__What needs to be done__
Transcribe the whole listing without a single picture.

__Source data__
↓
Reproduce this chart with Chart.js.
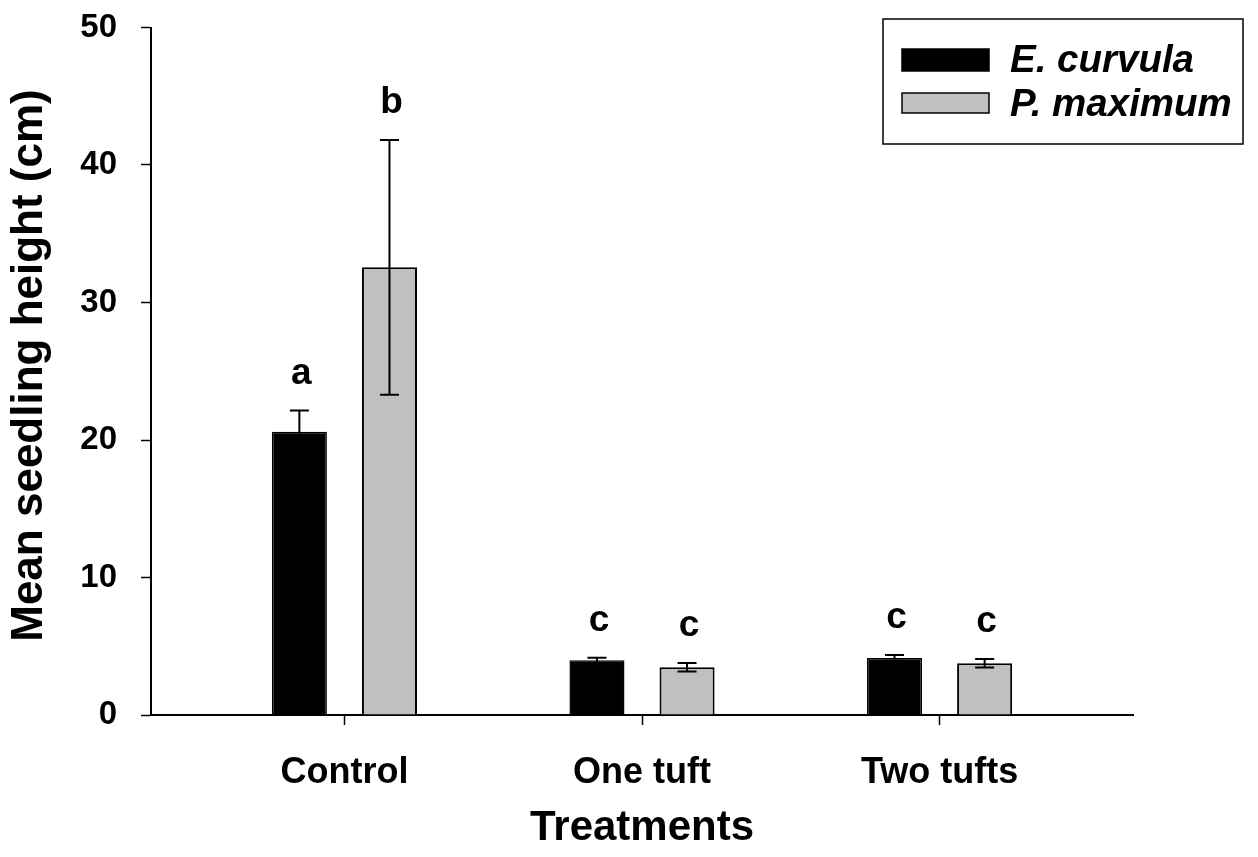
<!DOCTYPE html>
<html>
<head>
<meta charset="utf-8">
<title>Mean seedling height by treatment</title>
<script src="https://cdn.jsdelivr.net/npm/chart.js@4"></script>
<style>
  html, body { margin: 0; padding: 0; background: #ffffff; }
  #wrap { width: 1258px; height: 857px; }
</style>
</head>
<body>
<div id="wrap"><canvas id="chart" width="1258" height="857"></canvas></div>
<script>
// Treatments on the x axis
const categories = ['Control', 'One tuft', 'Two tufts'];

// Mean seedling height (cm) and standard error per species
const curvulaMeans = [20.6, 3.98, 4.15];
const curvulaSE    = [1.55, 0.19, 0.21];
const maximumMeans = [32.56, 3.47, 3.76];
const maximumSE    = [9.26, 0.31, 0.31];

// Significance letters above each bar
const curvulaLetters = ['a', 'c', 'c'];
const maximumLetters = ['b', 'c', 'c'];

// y axis ticks
const yTicks = [0, 10, 20, 30, 40, 50];

const FONT = '"Liberation Sans", Arial, Helvetica, sans-serif';
const Y_TITLE = 'Mean seedling height (cm)';

const toPoints = (vals) => vals.map((v, i) => ({ x: i, y: v }));

// Error bars with caps and the letter labels above them
const errorBarPlugin = {
  id: 'errorBars',
  afterDatasetsDraw(chart) {
    const ctx = chart.ctx;
    const yScale = chart.scales.y;
    chart.data.datasets.forEach((ds, di) => {
      const meta = chart.getDatasetMeta(di);
      meta.data.forEach((bar, i) => {
        const mean = ds.means[i];
        const se = ds.errors[i];
        const x = bar.x;
        const yHi = yScale.getPixelForValue(mean + se);
        const yLo = yScale.getPixelForValue(mean - se);
        ctx.save();
        ctx.strokeStyle = '#000';
        ctx.lineWidth = 2;
        ctx.beginPath();
        ctx.moveTo(x, yLo); ctx.lineTo(x, yHi);
        ctx.moveTo(x - 9.5, yHi); ctx.lineTo(x + 9.5, yHi);
        ctx.moveTo(x - 9.5, yLo); ctx.lineTo(x + 9.5, yLo);
        ctx.stroke();
        ctx.fillStyle = '#000';
        ctx.font = 'bold 37px ' + FONT;
        ctx.textAlign = 'center';
        ctx.textBaseline = 'middle';
        ctx.fillText(ds.letters[i], x + 2, yHi - 37);
        ctx.restore();
      });
    });
  }
};

// Boxed legend in the upper right, plus the rotated y axis title
const boxLegendPlugin = {
  id: 'boxLegend',
  afterDraw(chart) {
    const ctx = chart.ctx;
    ctx.save();
    ctx.strokeStyle = '#000';
    ctx.lineWidth = 1.5;
    ctx.strokeRect(883, 19, 360, 125);
    const rows = [{ y: 49, h: 22, ty: 61 }, { y: 93, h: 20, ty: 105 }];
    chart.data.datasets.forEach((ds, i) => {
      const r = rows[i];
      ctx.fillStyle = ds.backgroundColor;
      ctx.fillRect(902, r.y, 87, r.h);
      ctx.lineWidth = 1.5;
      ctx.strokeStyle = '#000';
      ctx.strokeRect(902, r.y, 87, r.h);
      ctx.fillStyle = '#000';
      ctx.font = 'italic bold 38.5px ' + FONT;
      ctx.textAlign = 'left';
      ctx.textBaseline = 'middle';
      ctx.fillText(ds.label, 1010, r.ty);
    });

    ctx.translate(30, 365.5);
    ctx.rotate(-Math.PI / 2);
    ctx.fillStyle = '#000';
    ctx.font = 'bold 44px ' + FONT;
    ctx.textAlign = 'center';
    ctx.textBaseline = 'middle';
    ctx.fillText(Y_TITLE, 0, 0);
    ctx.restore();
  }
};

new Chart(document.getElementById('chart'), {
  type: 'bar',
  data: {
    datasets: [
      {
        label: 'E. curvula',
        data: toPoints(curvulaMeans),
        means: curvulaMeans,
        errors: curvulaSE,
        letters: curvulaLetters,
        backgroundColor: '#000000',
        borderColor: '#000000',
        borderWidth: 1.5,
        categoryPercentage: 0.6056,
        barPercentage: 0.611
      },
      {
        label: 'P. maximum',
        data: toPoints(maximumMeans),
        means: maximumMeans,
        errors: maximumSE,
        letters: maximumLetters,
        backgroundColor: '#c0c0c0',
        borderColor: '#000000',
        borderWidth: 2,
        categoryPercentage: 0.6056,
        barPercentage: 0.611
      }
    ]
  },
  options: {
    responsive: false,
    animation: false,
    layout: { padding: { top: 27.5, right: 125, left: 0, bottom: 0 } },
    plugins: {
      legend: { display: false },
      tooltip: { enabled: false }
    },
    scales: {
      x: {
        type: 'linear',
        min: -0.65,
        max: 2.65,
        offset: false,
        afterBuildTicks(scale) {
          scale.ticks = categories.map((_, i) => ({ value: i }));
        },
        afterFit(scale) {
          scale.height = 142;
          scale.paddingLeft = 0;
          scale.paddingRight = 0;
        },
        ticks: {
          autoSkip: false,
          maxRotation: 0,
          padding: 26,
          color: '#000',
          font: { family: FONT, size: 36, weight: 'bold' },
          callback: (v) => categories[v]
        },
        grid: {
          offset: false,
          drawOnChartArea: false,
          drawTicks: true,
          tickLength: 10,
          tickColor: '#000',
          tickWidth: 1.5
        },
        border: { display: true, color: '#000', width: 2 },
        title: {
          display: true,
          text: 'Treatments',
          color: '#000',
          padding: { top: 0, bottom: 3 },
          font: { family: FONT, size: 42, weight: 'bold' }
        }
      },
      y: {
        min: 0,
        max: 50,
        afterBuildTicks(scale) {
          scale.ticks = yTicks.map((v) => ({ value: v }));
        },
        afterFit(scale) {
          scale.width = 151;
          scale.paddingTop = 0;
          scale.paddingBottom = 0;
        },
        ticks: {
          padding: 24,
          color: '#000',
          font: { family: FONT, size: 33, weight: 'bold' }
        },
        grid: {
          drawOnChartArea: false,
          drawTicks: true,
          tickLength: 10,
          tickColor: '#000',
          tickWidth: 1.5
        },
        border: { display: true, color: '#000', width: 2 }
      }
    }
  },
  plugins: [errorBarPlugin, boxLegendPlugin]
});
</script>
</body>
</html>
↑
__Reply__
Reproduce this chart with Chart.js.
<!DOCTYPE html>
<html>
<head>
<meta charset="utf-8">
<title>Mean seedling height by treatment</title>
<script src="https://cdn.jsdelivr.net/npm/chart.js@4"></script>
<style>
  html, body { margin: 0; padding: 0; background: #ffffff; }
  #wrap { width: 1258px; height: 857px; }
</style>
</head>
<body>
<div id="wrap"><canvas id="chart" width="1258" height="857"></canvas></div>
<script>
// Treatments on the x axis
const categories = ['Control', 'One tuft', 'Two tufts'];

// Mean seedling height (cm) and standard error per species
const curvulaMeans = [20.6, 3.98, 4.15];
const curvulaSE    = [1.55, 0.19, 0.21];
const maximumMeans = [32.56, 3.47, 3.76];
const maximumSE    = [9.26, 0.31, 0.31];

// Significance letters above each bar
const curvulaLetters = ['a', 'c', 'c'];
const maximumLetters = ['b', 'c', 'c'];

// y axis ticks
const yTicks = [0, 10, 20, 30, 40, 50];

const FONT = '"Liberation Sans", Arial, Helvetica, sans-serif';
const Y_TITLE = 'Mean seedling height (cm)';

const toPoints = (vals) => vals.map((v, i) => ({ x: i, y: v }));

// Error bars with caps and the letter labels above them
const errorBarPlugin = {
  id: 'errorBars',
  afterDatasetsDraw(chart) {
    const ctx = chart.ctx;
    const yScale = chart.scales.y;
    chart.data.datasets.forEach((ds, di) => {
      const meta = chart.getDatasetMeta(di);
      meta.data.forEach((bar, i) => {
        const mean = ds.means[i];
        const se = ds.errors[i];
        const x = bar.x;
        const yHi = yScale.getPixelForValue(mean + se);
        const yLo = yScale.getPixelForValue(mean - se);
        ctx.save();
        ctx.strokeStyle = '#000';
        ctx.lineWidth = 2;
        ctx.beginPath();
        ctx.moveTo(x, yLo); ctx.lineTo(x, yHi);
        ctx.moveTo(x - 9.5, yHi); ctx.lineTo(x + 9.5, yHi);
        ctx.moveTo(x - 9.5, yLo); ctx.lineTo(x + 9.5, yLo);
        ctx.stroke();
        ctx.fillStyle = '#000';
        ctx.font = 'bold 37px ' + FONT;
        ctx.textAlign = 'center';
        ctx.textBaseline = 'middle';
        ctx.fillText(ds.letters[i], x + 2, yHi - 37);
        ctx.restore();
      });
    });
  }
};

// Boxed legend in the upper right, plus the rotated y axis title
const boxLegendPlugin = {
  id: 'boxLegend',
  afterDraw(chart) {
    const ctx = chart.ctx;
    ctx.save();
    ctx.strokeStyle = '#000';
    ctx.lineWidth = 1.5;
    ctx.strokeRect(883, 19, 360, 125);
    const rows = [{ y: 49, h: 22, ty: 61 }, { y: 93, h: 20, ty: 105 }];
    chart.data.datasets.forEach((ds, i) => {
      const r = rows[i];
      ctx.fillStyle = ds.backgroundColor;
      ctx.fillRect(902, r.y, 87, r.h);
      ctx.lineWidth = 1.5;
      ctx.strokeStyle = '#000';
      ctx.strokeRect(902, r.y, 87, r.h);
      ctx.fillStyle = '#000';
      ctx.font = 'italic bold 38.5px ' + FONT;
      ctx.textAlign = 'left';
      ctx.textBaseline = 'middle';
      ctx.fillText(ds.label, 1010, r.ty);
    });

    ctx.translate(30, 365.5);
    ctx.rotate(-Math.PI / 2);
    ctx.fillStyle = '#000';
    ctx.font = 'bold 44px ' + FONT;
    ctx.textAlign = 'center';
    ctx.textBaseline = 'middle';
    ctx.fillText(Y_TITLE, 0, 0);
    ctx.restore();
  }
};

new Chart(document.getElementById('chart'), {
  type: 'bar',
  data: {
    datasets: [
      {
        label: 'E. curvula',
        data: toPoints(curvulaMeans),
        means: curvulaMeans,
        errors: curvulaSE,
        letters: curvulaLetters,
        backgroundColor: '#000000',
        borderColor: '#000000',
        borderWidth: 1.5,
        categoryPercentage: 0.6056,
        barPercentage: 0.611
      },
      {
        label: 'P. maximum',
        data: toPoints(maximumMeans),
        means: maximumMeans,
        errors: maximumSE,
        letters: maximumLetters,
        backgroundColor: '#c0c0c0',
        borderColor: '#000000',
        borderWidth: 2,
        categoryPercentage: 0.6056,
        barPercentage: 0.611
      }
    ]
  },
  options: {
    responsive: false,
    animation: false,
    layout: { padding: { top: 27.5, right: 125, left: 0, bottom: 0 } },
    plugins: {
      legend: { display: false },
      tooltip: { enabled: false }
    },
    scales: {
      x: {
        type: 'linear',
        min: -0.65,
        max: 2.65,
        offset: false,
        afterBuildTicks(scale) {
          scale.ticks = categories.map((_, i) => ({ value: i }));
        },
        afterFit(scale) {
          scale.height = 142;
          scale.paddingLeft = 0;
          scale.paddingRight = 0;
        },
        ticks: {
          autoSkip: false,
          maxRotation: 0,
          padding: 26,
          color: '#000',
          font: { family: FONT, size: 36, weight: 'bold' },
          callback: (v) => categories[v]
        },
        grid: {
          offset: false,
          drawOnChartArea: false,
          drawTicks: true,
          tickLength: 10,
          tickColor: '#000',
          tickWidth: 1.5
        },
        border: { display: true, color: '#000', width: 2 },
        title: {
          display: true,
          text: 'Treatments',
          color: '#000',
          padding: { top: 0, bottom: 3 },
          font: { family: FONT, size: 42, weight: 'bold' }
        }
      },
      y: {
        min: 0,
        max: 50,
        afterBuildTicks(scale) {
          scale.ticks = yTicks.map((v) => ({ value: v }));
        },
        afterFit(scale) {
          scale.width = 151;
          scale.paddingTop = 0;
          scale.paddingBottom = 0;
        },
        ticks: {
          padding: 24,
          color: '#000',
          font: { family: FONT, size: 33, weight: 'bold' }
        },
        grid: {
          drawOnChartArea: false,
          drawTicks: true,
          tickLength: 10,
          tickColor: '#000',
          tickWidth: 1.5
        },
        border: { display: true, color: '#000', width: 2 }
      }
    }
  },
  plugins: [errorBarPlugin, boxLegendPlugin]
});
</script>
</body>
</html>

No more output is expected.